Entries provided —
━━━━━━━━

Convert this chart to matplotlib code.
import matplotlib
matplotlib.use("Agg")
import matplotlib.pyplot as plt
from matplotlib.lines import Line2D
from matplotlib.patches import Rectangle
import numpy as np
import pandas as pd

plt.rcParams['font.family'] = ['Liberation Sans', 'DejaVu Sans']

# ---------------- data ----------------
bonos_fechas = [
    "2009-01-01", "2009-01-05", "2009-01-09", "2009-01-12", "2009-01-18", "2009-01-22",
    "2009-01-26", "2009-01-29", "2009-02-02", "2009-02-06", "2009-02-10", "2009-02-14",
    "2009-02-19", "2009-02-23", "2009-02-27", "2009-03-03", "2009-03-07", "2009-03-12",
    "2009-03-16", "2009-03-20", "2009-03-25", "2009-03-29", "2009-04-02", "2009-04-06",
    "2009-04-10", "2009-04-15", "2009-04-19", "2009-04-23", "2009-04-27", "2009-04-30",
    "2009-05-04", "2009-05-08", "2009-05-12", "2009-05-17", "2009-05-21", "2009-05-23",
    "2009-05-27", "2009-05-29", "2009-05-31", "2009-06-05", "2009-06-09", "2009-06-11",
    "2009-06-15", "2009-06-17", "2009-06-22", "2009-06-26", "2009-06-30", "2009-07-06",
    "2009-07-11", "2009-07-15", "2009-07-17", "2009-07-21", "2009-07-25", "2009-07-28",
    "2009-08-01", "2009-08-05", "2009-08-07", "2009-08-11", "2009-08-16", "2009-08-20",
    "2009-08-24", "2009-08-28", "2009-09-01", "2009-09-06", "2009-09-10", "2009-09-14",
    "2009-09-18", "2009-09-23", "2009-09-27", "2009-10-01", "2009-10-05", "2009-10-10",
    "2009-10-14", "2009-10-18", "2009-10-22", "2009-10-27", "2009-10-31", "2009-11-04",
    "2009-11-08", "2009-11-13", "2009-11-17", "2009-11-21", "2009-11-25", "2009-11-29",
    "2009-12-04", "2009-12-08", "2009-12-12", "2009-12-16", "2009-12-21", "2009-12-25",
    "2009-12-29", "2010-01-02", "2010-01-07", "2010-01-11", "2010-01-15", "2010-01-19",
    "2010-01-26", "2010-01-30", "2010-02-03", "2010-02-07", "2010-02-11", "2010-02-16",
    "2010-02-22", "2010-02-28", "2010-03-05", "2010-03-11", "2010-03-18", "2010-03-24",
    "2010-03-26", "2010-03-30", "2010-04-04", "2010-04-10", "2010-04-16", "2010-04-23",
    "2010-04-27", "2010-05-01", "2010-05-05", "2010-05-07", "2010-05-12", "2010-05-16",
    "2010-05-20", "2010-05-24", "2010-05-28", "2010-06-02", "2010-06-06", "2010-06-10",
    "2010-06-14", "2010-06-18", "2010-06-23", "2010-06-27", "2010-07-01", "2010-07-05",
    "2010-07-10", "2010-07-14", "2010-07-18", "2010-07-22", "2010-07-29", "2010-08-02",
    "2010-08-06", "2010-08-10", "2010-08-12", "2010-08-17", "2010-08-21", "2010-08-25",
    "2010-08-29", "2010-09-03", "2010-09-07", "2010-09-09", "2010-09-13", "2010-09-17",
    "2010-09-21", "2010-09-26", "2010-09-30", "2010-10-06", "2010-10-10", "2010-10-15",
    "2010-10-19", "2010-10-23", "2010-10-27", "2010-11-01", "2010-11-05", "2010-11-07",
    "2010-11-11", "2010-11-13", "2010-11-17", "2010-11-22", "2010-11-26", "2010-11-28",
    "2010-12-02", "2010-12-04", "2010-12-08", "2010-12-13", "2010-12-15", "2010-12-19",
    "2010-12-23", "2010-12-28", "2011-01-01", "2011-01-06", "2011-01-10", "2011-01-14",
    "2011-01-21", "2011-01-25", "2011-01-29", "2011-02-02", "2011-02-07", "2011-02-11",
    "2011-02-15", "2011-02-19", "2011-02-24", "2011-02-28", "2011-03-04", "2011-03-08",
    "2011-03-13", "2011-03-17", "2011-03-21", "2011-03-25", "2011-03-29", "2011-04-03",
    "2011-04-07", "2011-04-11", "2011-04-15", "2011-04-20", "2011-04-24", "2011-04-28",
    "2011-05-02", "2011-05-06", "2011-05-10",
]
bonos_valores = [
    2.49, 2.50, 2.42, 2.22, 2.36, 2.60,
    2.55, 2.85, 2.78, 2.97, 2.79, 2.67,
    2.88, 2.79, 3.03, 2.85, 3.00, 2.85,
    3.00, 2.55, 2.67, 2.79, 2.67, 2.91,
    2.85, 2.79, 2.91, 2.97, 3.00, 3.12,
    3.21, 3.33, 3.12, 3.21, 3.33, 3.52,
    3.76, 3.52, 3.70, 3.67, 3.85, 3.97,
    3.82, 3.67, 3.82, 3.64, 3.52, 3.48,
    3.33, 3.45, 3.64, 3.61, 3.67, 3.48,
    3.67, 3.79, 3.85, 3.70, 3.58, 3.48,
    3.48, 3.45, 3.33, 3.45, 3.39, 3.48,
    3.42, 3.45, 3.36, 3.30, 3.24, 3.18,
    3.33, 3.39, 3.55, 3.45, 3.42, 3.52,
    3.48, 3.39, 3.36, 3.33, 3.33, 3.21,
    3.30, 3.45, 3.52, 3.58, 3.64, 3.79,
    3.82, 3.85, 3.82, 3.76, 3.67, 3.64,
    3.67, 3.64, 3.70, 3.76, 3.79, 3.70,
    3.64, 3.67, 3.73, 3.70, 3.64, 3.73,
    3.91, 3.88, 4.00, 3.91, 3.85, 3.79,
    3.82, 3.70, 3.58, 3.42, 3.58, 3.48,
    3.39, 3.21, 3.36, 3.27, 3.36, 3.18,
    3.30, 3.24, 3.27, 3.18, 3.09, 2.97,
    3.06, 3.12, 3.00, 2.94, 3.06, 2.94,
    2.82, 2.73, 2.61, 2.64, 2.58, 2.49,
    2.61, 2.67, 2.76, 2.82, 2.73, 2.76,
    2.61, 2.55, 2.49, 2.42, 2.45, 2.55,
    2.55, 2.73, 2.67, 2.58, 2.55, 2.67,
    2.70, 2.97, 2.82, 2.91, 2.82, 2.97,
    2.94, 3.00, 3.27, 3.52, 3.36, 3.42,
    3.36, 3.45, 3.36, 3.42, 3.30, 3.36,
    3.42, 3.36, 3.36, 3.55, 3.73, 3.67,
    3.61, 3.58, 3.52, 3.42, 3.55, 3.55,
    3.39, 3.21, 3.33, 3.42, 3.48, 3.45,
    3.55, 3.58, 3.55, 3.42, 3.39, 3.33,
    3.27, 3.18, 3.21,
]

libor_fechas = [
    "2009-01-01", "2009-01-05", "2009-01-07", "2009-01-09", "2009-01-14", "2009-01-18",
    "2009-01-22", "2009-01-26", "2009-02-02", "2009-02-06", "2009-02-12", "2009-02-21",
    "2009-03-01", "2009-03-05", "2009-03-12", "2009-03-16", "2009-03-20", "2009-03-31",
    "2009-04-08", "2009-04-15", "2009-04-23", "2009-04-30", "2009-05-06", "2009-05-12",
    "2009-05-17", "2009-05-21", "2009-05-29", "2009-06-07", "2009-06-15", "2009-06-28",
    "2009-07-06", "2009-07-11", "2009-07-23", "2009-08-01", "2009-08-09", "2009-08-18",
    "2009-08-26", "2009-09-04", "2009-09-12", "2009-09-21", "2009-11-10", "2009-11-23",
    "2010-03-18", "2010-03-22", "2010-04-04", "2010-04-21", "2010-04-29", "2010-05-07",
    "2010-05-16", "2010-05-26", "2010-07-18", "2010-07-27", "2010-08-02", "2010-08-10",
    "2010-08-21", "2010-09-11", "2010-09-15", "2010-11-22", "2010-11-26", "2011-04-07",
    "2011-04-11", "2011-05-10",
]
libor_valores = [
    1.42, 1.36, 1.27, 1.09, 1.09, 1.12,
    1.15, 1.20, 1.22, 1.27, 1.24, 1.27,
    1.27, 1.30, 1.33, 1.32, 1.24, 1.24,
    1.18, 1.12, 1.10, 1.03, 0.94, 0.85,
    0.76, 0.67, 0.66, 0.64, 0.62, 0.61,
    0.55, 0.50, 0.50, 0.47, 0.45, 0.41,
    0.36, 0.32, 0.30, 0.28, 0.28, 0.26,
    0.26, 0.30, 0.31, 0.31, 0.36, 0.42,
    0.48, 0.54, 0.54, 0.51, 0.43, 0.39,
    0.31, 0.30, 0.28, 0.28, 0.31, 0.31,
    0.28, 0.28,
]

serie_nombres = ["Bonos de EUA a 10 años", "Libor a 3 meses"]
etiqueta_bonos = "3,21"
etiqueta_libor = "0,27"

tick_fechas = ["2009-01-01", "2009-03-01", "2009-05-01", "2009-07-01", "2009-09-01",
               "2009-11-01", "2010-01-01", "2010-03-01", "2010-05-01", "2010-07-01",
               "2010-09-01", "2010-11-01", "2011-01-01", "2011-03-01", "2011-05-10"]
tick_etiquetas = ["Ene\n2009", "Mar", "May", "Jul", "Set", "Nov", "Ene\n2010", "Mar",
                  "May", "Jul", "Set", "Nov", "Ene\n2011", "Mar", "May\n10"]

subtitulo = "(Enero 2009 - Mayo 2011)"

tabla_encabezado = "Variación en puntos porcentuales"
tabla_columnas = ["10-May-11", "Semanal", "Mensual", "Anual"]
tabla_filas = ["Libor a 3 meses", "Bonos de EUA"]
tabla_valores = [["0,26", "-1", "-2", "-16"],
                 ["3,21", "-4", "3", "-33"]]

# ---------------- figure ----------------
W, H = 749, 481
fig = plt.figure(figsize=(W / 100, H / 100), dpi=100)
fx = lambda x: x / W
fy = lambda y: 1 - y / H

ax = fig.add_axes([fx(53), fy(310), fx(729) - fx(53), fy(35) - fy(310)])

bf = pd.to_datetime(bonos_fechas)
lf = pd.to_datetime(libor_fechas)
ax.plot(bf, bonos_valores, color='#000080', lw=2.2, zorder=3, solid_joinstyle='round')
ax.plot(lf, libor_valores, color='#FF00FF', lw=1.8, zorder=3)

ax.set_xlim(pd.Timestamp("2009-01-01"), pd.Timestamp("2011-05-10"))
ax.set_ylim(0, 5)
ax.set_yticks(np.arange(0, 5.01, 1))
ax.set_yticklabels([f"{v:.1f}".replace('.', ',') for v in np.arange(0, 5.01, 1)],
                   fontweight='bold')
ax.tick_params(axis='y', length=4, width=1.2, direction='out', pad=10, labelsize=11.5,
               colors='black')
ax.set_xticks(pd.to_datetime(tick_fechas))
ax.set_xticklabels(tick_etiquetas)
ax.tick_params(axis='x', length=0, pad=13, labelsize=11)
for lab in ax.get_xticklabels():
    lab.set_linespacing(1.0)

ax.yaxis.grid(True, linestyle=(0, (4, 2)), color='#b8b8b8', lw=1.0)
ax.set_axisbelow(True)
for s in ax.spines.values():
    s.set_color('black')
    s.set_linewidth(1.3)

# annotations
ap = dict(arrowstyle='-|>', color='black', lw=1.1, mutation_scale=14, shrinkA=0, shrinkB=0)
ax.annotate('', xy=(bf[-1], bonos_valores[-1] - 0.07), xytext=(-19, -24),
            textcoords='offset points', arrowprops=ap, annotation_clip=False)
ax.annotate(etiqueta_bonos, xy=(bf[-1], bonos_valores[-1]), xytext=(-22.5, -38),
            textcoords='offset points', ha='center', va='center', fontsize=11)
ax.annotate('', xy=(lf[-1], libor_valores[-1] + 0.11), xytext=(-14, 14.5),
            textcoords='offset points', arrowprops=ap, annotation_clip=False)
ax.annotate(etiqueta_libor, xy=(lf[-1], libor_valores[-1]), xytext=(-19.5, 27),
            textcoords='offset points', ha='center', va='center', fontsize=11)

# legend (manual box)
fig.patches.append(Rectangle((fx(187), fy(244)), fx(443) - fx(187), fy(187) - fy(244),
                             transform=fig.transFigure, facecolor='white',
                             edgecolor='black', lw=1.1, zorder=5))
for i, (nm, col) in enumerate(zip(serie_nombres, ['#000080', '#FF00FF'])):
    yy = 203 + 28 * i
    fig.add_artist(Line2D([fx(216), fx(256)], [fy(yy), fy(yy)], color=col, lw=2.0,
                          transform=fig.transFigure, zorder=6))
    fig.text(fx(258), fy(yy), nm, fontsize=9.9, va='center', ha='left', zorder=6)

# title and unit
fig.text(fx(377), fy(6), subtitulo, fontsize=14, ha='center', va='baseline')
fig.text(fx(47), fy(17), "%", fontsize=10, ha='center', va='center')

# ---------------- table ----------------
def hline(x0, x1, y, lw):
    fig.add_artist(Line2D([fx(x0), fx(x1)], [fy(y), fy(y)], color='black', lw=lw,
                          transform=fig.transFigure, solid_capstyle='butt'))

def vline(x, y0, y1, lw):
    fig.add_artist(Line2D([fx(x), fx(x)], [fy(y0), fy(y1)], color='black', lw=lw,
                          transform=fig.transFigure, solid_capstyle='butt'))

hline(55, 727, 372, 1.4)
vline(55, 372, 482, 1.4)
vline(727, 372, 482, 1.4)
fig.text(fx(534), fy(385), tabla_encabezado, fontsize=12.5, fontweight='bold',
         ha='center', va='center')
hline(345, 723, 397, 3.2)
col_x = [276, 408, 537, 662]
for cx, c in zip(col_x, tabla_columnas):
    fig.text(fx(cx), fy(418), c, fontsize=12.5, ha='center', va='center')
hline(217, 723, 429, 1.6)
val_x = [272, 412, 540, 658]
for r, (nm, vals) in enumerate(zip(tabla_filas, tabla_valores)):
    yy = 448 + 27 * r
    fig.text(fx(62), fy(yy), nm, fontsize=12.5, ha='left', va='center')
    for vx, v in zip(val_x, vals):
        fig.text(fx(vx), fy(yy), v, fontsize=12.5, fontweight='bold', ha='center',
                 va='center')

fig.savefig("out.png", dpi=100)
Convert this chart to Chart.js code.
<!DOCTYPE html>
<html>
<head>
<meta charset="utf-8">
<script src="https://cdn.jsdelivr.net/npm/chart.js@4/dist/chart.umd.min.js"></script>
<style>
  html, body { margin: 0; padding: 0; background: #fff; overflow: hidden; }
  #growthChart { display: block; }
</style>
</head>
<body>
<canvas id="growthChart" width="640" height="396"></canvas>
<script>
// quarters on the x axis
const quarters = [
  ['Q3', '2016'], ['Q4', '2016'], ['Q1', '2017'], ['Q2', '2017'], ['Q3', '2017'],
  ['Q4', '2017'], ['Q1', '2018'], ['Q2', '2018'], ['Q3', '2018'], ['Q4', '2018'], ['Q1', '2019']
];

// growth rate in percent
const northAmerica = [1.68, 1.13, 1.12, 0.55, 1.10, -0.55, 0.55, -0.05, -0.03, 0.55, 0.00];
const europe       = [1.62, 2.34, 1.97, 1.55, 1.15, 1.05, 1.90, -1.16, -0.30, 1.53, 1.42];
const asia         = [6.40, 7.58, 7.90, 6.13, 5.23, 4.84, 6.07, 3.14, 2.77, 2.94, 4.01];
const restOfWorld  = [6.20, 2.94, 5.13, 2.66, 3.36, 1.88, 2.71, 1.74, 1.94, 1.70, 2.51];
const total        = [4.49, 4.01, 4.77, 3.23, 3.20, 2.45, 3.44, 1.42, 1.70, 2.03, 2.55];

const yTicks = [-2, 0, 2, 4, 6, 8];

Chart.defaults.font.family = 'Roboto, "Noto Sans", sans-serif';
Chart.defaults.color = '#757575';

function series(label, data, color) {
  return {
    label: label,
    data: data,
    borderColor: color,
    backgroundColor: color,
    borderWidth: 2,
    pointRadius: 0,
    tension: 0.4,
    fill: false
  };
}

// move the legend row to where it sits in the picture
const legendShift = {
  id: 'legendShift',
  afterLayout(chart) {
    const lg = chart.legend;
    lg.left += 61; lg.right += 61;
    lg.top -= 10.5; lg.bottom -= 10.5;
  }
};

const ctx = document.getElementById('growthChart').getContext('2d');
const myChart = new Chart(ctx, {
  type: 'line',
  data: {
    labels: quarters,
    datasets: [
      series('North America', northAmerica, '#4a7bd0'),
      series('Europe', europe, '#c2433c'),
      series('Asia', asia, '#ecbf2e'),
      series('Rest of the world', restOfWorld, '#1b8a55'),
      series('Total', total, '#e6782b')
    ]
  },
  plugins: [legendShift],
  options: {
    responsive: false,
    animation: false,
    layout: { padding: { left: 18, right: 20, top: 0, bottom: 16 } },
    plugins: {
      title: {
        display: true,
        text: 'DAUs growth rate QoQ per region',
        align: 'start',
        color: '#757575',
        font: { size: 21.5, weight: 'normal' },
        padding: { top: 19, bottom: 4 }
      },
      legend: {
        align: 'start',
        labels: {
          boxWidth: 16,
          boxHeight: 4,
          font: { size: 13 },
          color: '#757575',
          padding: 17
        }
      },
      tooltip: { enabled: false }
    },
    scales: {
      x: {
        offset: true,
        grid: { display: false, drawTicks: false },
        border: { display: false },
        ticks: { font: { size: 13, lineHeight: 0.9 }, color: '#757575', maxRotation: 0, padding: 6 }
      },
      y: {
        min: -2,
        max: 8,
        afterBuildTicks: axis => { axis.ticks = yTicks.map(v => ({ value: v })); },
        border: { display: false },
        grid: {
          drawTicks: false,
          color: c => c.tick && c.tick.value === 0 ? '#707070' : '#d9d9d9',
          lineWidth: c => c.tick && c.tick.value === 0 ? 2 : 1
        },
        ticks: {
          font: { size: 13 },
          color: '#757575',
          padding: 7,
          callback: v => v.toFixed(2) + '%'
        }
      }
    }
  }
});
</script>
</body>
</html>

━━━━━━━━

What to produce — Return a word-for-word copy of the lines from the beginning of the listing to the line holding "plt.rcParams['font.family'] = ['Liberation", both kept.

Answer for the task —
Convert this chart to matplotlib code.
import matplotlib
matplotlib.use("Agg")
import matplotlib.pyplot as plt
from matplotlib.lines import Line2D
from matplotlib.patches import Rectangle
import numpy as np
import pandas as pd

plt.rcParams['font.family'] = ['Liberation Sans', 'DejaVu Sans']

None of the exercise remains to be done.